== GIVEN MATERIAL ==
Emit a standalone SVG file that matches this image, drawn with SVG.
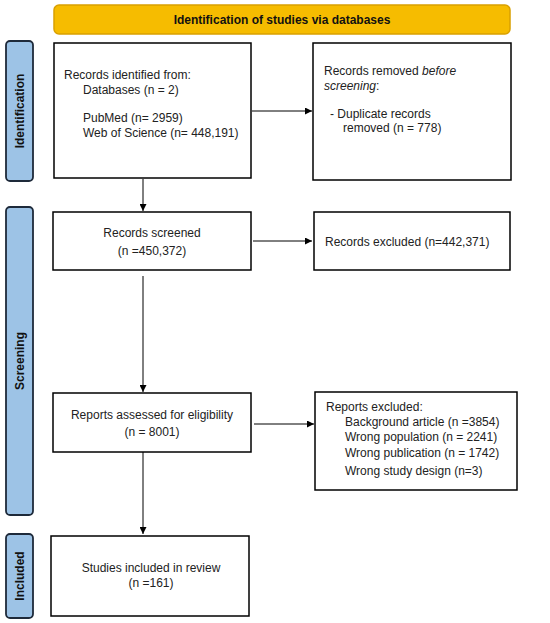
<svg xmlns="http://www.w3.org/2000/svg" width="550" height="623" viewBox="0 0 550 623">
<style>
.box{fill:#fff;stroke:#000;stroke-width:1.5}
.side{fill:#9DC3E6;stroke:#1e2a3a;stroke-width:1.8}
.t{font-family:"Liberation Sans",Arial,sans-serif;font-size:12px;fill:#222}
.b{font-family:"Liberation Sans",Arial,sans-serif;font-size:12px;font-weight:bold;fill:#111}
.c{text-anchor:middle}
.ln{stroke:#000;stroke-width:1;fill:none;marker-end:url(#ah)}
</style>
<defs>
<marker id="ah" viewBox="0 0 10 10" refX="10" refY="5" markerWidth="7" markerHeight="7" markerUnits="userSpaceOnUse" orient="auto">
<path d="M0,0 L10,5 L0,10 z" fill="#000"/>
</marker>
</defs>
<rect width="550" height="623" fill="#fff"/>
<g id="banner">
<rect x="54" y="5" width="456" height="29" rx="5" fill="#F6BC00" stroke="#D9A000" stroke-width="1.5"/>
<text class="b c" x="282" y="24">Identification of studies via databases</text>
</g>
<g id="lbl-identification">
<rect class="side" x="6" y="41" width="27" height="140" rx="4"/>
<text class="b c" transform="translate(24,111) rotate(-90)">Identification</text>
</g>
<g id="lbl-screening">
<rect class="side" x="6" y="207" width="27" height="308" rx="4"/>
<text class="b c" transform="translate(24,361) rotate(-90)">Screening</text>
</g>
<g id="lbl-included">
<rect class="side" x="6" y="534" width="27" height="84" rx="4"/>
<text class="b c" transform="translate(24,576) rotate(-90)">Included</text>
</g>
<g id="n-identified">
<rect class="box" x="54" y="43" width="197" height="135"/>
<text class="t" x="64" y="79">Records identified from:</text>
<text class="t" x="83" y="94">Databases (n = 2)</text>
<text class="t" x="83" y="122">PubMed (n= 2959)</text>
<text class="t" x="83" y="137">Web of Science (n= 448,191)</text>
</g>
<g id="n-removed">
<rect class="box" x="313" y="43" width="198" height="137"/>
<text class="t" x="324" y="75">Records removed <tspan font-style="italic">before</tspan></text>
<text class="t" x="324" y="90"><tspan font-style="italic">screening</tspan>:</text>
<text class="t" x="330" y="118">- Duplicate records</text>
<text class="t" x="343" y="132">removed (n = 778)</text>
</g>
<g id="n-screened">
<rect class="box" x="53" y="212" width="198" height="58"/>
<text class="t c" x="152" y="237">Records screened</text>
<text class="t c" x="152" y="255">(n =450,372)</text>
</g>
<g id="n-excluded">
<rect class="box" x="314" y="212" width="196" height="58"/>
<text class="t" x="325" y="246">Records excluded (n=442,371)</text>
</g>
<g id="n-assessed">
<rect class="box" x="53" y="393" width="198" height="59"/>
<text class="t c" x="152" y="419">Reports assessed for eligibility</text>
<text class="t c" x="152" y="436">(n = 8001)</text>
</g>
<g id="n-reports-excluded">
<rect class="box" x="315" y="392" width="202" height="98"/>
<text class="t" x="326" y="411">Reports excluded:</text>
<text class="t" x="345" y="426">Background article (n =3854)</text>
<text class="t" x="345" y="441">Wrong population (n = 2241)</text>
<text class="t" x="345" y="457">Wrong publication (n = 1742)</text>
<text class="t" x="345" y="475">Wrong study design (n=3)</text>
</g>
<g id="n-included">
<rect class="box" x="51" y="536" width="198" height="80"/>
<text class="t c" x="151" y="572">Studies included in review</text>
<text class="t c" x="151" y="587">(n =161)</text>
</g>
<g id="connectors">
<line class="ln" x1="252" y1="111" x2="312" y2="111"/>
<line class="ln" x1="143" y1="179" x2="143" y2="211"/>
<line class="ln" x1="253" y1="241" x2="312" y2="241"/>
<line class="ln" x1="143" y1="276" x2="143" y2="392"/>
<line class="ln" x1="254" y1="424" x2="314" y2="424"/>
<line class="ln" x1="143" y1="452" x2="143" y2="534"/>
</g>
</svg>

== GOAL ==
Repeat the material above verbatim, with no pictures in the output.

== COMPLETED EXERCISE ==
Emit a standalone SVG file that matches this image, drawn with SVG.
<svg xmlns="http://www.w3.org/2000/svg" width="550" height="623" viewBox="0 0 550 623">
<style>
.box{fill:#fff;stroke:#000;stroke-width:1.5}
.side{fill:#9DC3E6;stroke:#1e2a3a;stroke-width:1.8}
.t{font-family:"Liberation Sans",Arial,sans-serif;font-size:12px;fill:#222}
.b{font-family:"Liberation Sans",Arial,sans-serif;font-size:12px;font-weight:bold;fill:#111}
.c{text-anchor:middle}
.ln{stroke:#000;stroke-width:1;fill:none;marker-end:url(#ah)}
</style>
<defs>
<marker id="ah" viewBox="0 0 10 10" refX="10" refY="5" markerWidth="7" markerHeight="7" markerUnits="userSpaceOnUse" orient="auto">
<path d="M0,0 L10,5 L0,10 z" fill="#000"/>
</marker>
</defs>
<rect width="550" height="623" fill="#fff"/>
<g id="banner">
<rect x="54" y="5" width="456" height="29" rx="5" fill="#F6BC00" stroke="#D9A000" stroke-width="1.5"/>
<text class="b c" x="282" y="24">Identification of studies via databases</text>
</g>
<g id="lbl-identification">
<rect class="side" x="6" y="41" width="27" height="140" rx="4"/>
<text class="b c" transform="translate(24,111) rotate(-90)">Identification</text>
</g>
<g id="lbl-screening">
<rect class="side" x="6" y="207" width="27" height="308" rx="4"/>
<text class="b c" transform="translate(24,361) rotate(-90)">Screening</text>
</g>
<g id="lbl-included">
<rect class="side" x="6" y="534" width="27" height="84" rx="4"/>
<text class="b c" transform="translate(24,576) rotate(-90)">Included</text>
</g>
<g id="n-identified">
<rect class="box" x="54" y="43" width="197" height="135"/>
<text class="t" x="64" y="79">Records identified from:</text>
<text class="t" x="83" y="94">Databases (n = 2)</text>
<text class="t" x="83" y="122">PubMed (n= 2959)</text>
<text class="t" x="83" y="137">Web of Science (n= 448,191)</text>
</g>
<g id="n-removed">
<rect class="box" x="313" y="43" width="198" height="137"/>
<text class="t" x="324" y="75">Records removed <tspan font-style="italic">before</tspan></text>
<text class="t" x="324" y="90"><tspan font-style="italic">screening</tspan>:</text>
<text class="t" x="330" y="118">- Duplicate records</text>
<text class="t" x="343" y="132">removed (n = 778)</text>
</g>
<g id="n-screened">
<rect class="box" x="53" y="212" width="198" height="58"/>
<text class="t c" x="152" y="237">Records screened</text>
<text class="t c" x="152" y="255">(n =450,372)</text>
</g>
<g id="n-excluded">
<rect class="box" x="314" y="212" width="196" height="58"/>
<text class="t" x="325" y="246">Records excluded (n=442,371)</text>
</g>
<g id="n-assessed">
<rect class="box" x="53" y="393" width="198" height="59"/>
<text class="t c" x="152" y="419">Reports assessed for eligibility</text>
<text class="t c" x="152" y="436">(n = 8001)</text>
</g>
<g id="n-reports-excluded">
<rect class="box" x="315" y="392" width="202" height="98"/>
<text class="t" x="326" y="411">Reports excluded:</text>
<text class="t" x="345" y="426">Background article (n =3854)</text>
<text class="t" x="345" y="441">Wrong population (n = 2241)</text>
<text class="t" x="345" y="457">Wrong publication (n = 1742)</text>
<text class="t" x="345" y="475">Wrong study design (n=3)</text>
</g>
<g id="n-included">
<rect class="box" x="51" y="536" width="198" height="80"/>
<text class="t c" x="151" y="572">Studies included in review</text>
<text class="t c" x="151" y="587">(n =161)</text>
</g>
<g id="connectors">
<line class="ln" x1="252" y1="111" x2="312" y2="111"/>
<line class="ln" x1="143" y1="179" x2="143" y2="211"/>
<line class="ln" x1="253" y1="241" x2="312" y2="241"/>
<line class="ln" x1="143" y1="276" x2="143" y2="392"/>
<line class="ln" x1="254" y1="424" x2="314" y2="424"/>
<line class="ln" x1="143" y1="452" x2="143" y2="534"/>
</g>
</svg>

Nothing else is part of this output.